__PROMPT__
The lines to extract run from the start of the records through the line with "minimum height=45pt] (n7)", both ends included; drop the pictures.

__EXTRACTED INFORMATION__
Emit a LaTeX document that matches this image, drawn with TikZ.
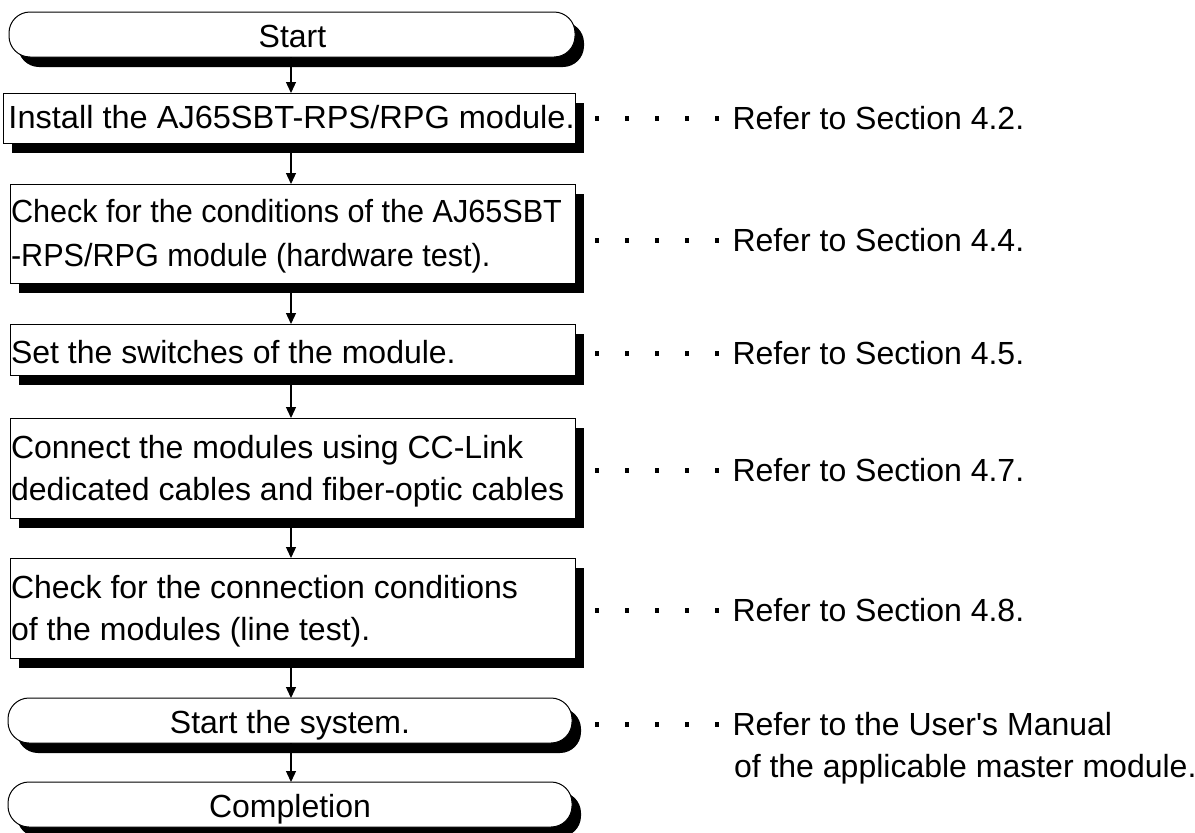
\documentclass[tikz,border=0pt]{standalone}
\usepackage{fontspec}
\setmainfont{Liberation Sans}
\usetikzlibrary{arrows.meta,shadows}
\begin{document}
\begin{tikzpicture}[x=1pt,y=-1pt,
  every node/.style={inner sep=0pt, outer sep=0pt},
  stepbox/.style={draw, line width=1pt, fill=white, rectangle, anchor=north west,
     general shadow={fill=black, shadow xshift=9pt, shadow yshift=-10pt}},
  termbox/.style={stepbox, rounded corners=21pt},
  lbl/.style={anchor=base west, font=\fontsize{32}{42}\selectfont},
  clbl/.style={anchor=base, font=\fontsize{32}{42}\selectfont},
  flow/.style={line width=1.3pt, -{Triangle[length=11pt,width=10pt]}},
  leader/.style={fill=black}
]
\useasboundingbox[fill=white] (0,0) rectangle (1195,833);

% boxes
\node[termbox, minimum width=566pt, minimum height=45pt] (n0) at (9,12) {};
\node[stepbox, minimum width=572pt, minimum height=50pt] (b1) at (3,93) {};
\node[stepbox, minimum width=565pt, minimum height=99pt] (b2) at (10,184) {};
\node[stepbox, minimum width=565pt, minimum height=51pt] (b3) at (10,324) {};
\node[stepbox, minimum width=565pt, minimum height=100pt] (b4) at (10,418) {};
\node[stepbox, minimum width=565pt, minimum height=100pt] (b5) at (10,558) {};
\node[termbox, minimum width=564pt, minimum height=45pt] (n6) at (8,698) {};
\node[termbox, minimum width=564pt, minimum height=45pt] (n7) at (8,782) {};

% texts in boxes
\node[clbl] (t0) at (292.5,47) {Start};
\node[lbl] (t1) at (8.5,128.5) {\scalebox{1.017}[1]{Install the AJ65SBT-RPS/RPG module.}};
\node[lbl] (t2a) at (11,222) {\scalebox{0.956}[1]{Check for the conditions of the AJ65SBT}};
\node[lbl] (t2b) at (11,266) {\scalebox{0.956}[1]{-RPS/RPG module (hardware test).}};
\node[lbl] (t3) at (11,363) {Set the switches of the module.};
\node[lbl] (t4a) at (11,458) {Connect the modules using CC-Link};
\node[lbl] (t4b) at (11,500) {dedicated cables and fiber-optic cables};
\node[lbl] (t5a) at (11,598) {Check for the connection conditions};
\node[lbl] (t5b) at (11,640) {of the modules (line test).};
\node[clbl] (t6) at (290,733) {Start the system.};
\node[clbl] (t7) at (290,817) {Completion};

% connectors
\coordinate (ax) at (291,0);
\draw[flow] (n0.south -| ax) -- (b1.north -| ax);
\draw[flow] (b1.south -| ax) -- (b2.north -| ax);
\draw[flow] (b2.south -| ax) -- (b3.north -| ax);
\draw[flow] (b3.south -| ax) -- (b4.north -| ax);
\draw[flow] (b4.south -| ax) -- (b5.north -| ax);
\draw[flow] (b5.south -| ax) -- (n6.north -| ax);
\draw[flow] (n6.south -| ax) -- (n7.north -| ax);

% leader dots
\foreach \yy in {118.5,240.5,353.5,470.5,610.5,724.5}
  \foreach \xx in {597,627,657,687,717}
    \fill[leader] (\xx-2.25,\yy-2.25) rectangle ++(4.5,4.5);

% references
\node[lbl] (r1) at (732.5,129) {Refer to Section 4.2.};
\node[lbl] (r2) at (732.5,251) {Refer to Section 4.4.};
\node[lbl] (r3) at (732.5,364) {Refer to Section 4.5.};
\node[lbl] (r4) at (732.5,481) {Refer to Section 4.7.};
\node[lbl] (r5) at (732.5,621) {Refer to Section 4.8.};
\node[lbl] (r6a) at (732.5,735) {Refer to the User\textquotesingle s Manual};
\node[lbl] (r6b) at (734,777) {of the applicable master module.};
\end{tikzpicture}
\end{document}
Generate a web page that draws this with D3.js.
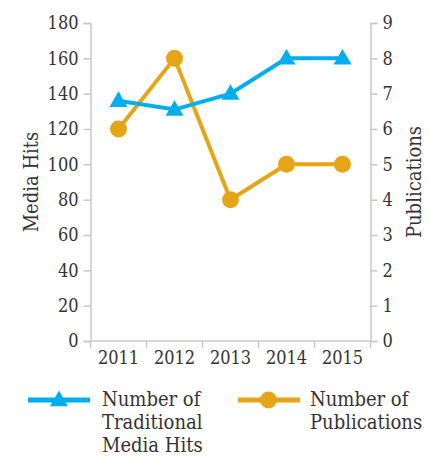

__EXERCISE OUTPUT__
Emit a LaTeX document that matches this image, drawn with TikZ.
\documentclass[tikz,border=0pt]{standalone}
\usepackage{fontspec}
\setmainfont{Liberation Sans}
\usetikzlibrary{arrows.meta,shadows}
\begin{document}
\begin{tikzpicture}[x=1pt,y=-1pt,
  every node/.style={inner sep=0pt, outer sep=0pt},
  stepbox/.style={draw, line width=1pt, fill=white, rectangle, anchor=north west,
     general shadow={fill=black, shadow xshift=9pt, shadow yshift=-10pt}},
  termbox/.style={stepbox, rounded corners=21pt},
  lbl/.style={anchor=base west, font=\fontsize{32}{42}\selectfont},
  clbl/.style={anchor=base, font=\fontsize{32}{42}\selectfont},
  flow/.style={line width=1.3pt, -{Triangle[length=11pt,width=10pt]}},
  leader/.style={fill=black}
]
\useasboundingbox[fill=white] (0,0) rectangle (1195,833);

% boxes
\node[termbox, minimum width=566pt, minimum height=45pt] (n0) at (9,12) {};
\node[stepbox, minimum width=572pt, minimum height=50pt] (b1) at (3,93) {};
\node[stepbox, minimum width=565pt, minimum height=99pt] (b2) at (10,184) {};
\node[stepbox, minimum width=565pt, minimum height=51pt] (b3) at (10,324) {};
\node[stepbox, minimum width=565pt, minimum height=100pt] (b4) at (10,418) {};
\node[stepbox, minimum width=565pt, minimum height=100pt] (b5) at (10,558) {};
\node[termbox, minimum width=564pt, minimum height=45pt] (n6) at (8,698) {};
\node[termbox, minimum width=564pt, minimum height=45pt] (n7) at (8,782) {};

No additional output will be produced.